Abstract

A new notion of universally optimal experimental design is introduced, relevant from the perspective of adaptive nonparametric estimation. It is demonstrated that both discrete and continuous Chebyshev designs are universally optimal in the problem of fitting properly weighted algebraic polynomials to random data. The result is a direct consequence of the well-known relation between Chebyshev’s polynomials and the trigonometric functions. Optimal interpolating designs in rational regression proved particularly elusive in the past. The question can be effectively handled using its connection to elliptic interpolation, in which the ordinary circular sinus, appearing in the classical trigonometric interpolation, is replaced by the Abel-Jacobi elliptic sinus sn(x, k) of a modulus k.
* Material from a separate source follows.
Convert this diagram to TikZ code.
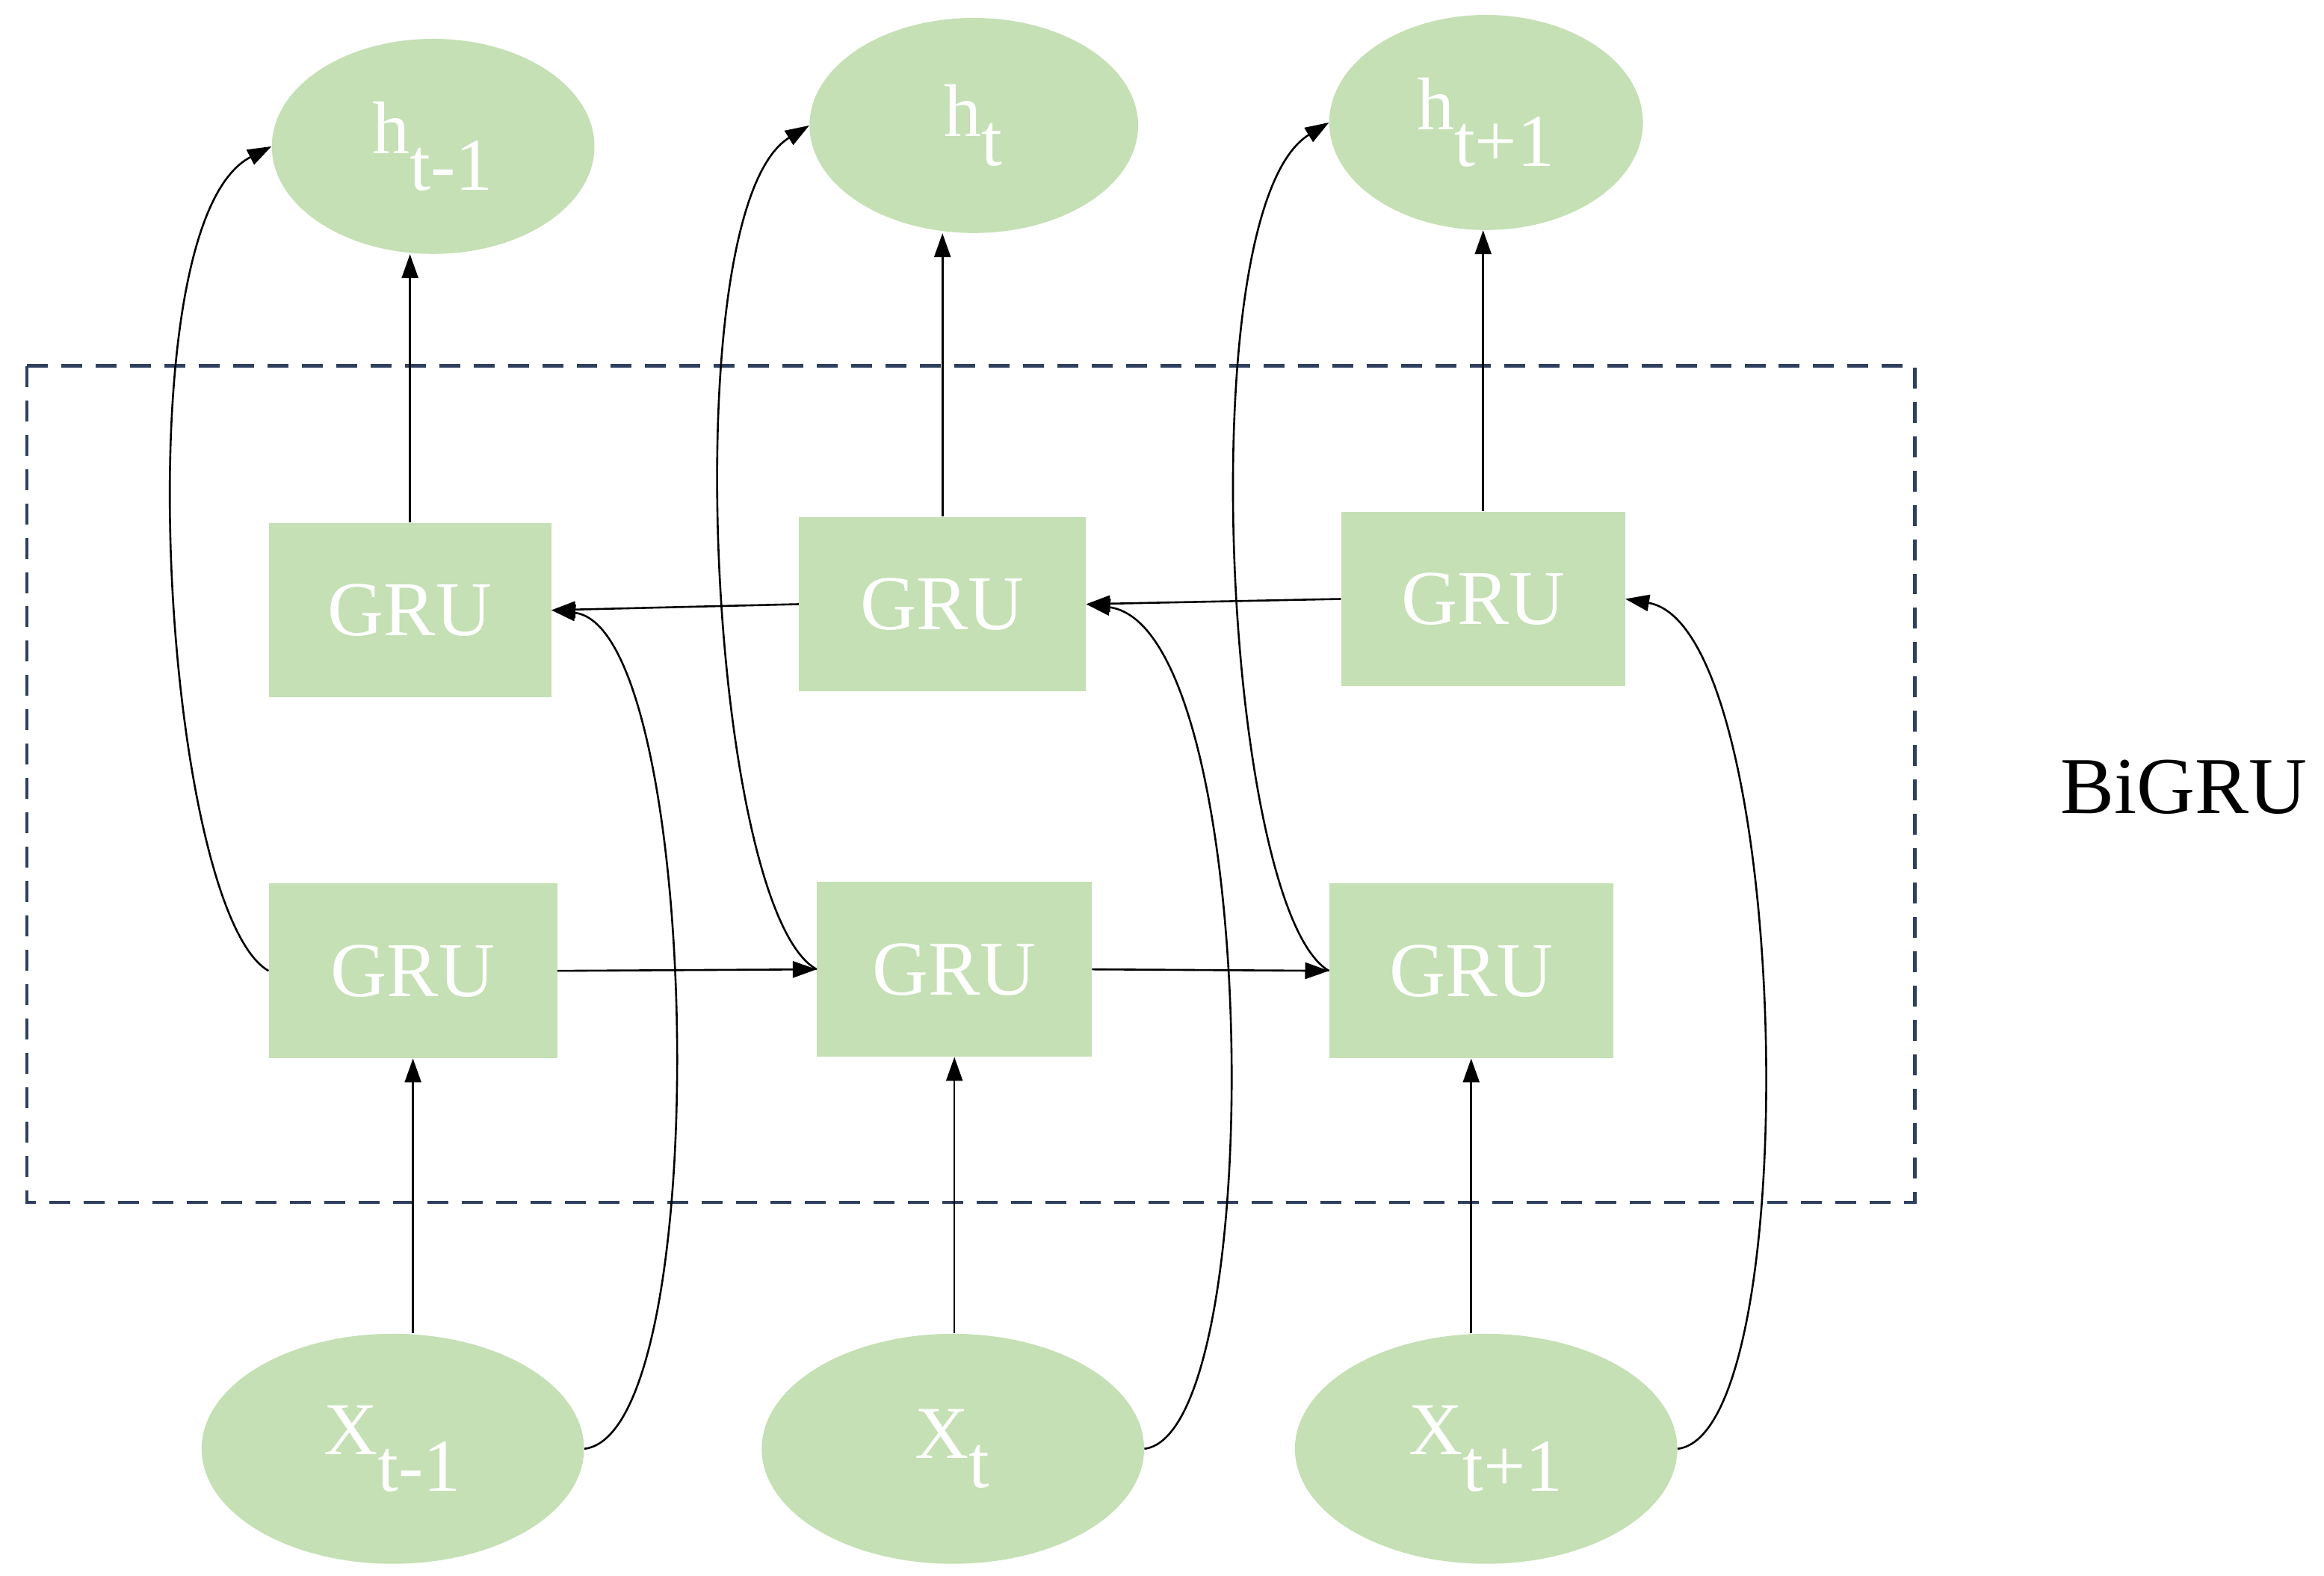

First, it is demonstrated that — in a natural setting of equidistant design — the elliptic interpolant is never optimal in the so-called normal case k ∈ (−1, 1), except for the trigonometric case k = 0. However, the equidistant elliptic interpolation is always optimal in the imaginary case k ∈ iℝ. Through a relation between elliptic and rational functions, the result leads to a long sought optimal design, for properly weighted rational interpolants. Both the poles and nodes of the interpolants can be conveniently expressed in terms of classical Jacobi’s theta functions.